João Leonaordo, Calendário I (Calendar I) (detail), 1996–2006.

João Leonaordo, Calendário I (Calendar I) (detail), 1996–2006.


João Leonardo and Francisco Vidal

Galeria 111 | Lisbon
Rua Dr. João Soares, 5B
September 16–October 28, 2006

João Leonardo and Francisco Vidal’s coincident solo debuts in this gallery are, in terms of subject matter and form, distinct: Mining post-Minimalist serial strategies, Leonardo examines the poetics of time in a Conceptual manner; inspired by street visual culture—graffiti imagery, fanzine-style comics—Vidal has developed a powerful, visually engaging style. However, both use personal experience as source material. Leonardo explores his vices and virtues as the star of his performance-based videos, and Vidal reflects upon daily life in his monumental wall paintings.

Three works anchor Leonardo’s show: a video in which the artist is seen smoking and finishing crossword puzzles, and a sculpture and a painting that likewise document these activities, albeit idiosyncratically. Calendário I (Calendar I), 1996–2006, incorporates 3,600 identical cigarette packs and is divided into ten segments, each corresponding to a year; Calendário II (Calendar II), 2003–2006, contains 1,008 completed crosswords; both relate to Lista de Verbos (List of Verbs), 2006, a chart consisting of a list of all the verbs—around 12,500—existing in the Portuguese language, handwritten by the artist during one thirty-nine-hour stretch.

Vidal’s show combines a series of large-scale paintings and drawings with a group of graphic diaries, both of which share an unfinished technique, figurative motifs, and bright color. Explicitly revealing the artist’s intimate thoughts, the works operate on a political level as public speech, presenting a singular vision of the world.
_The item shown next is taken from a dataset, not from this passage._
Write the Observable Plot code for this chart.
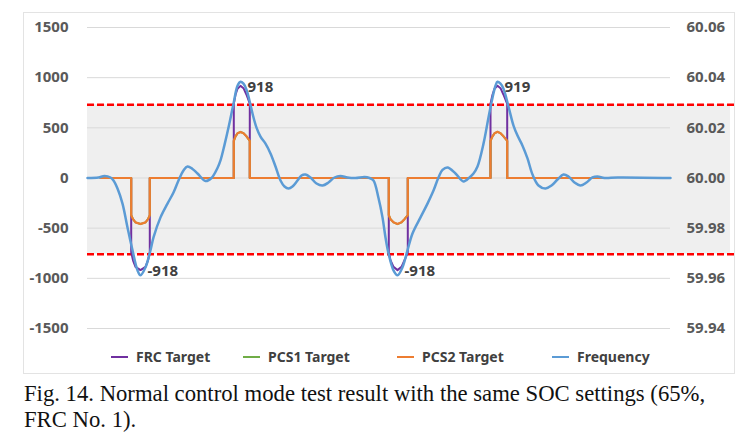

Mixing intellectual references, O Retrato de Zadie Smith lendo On Beauty (The Portrait of Zadie Smith Reading On Beauty), 2006, best demonstrates the artist’s ability: a rough depiction of this emerging British writer, born to a Jamaican mother, whose novels express the sense of displacement, rooted in ethnicity, that marks contemporary existence.

Vidal’s cacophony of pictures contrasts with the pristine language underlying Leonardo’s approach, yet both artists examine conceptions of self as a basis for artistic practice with sophistication.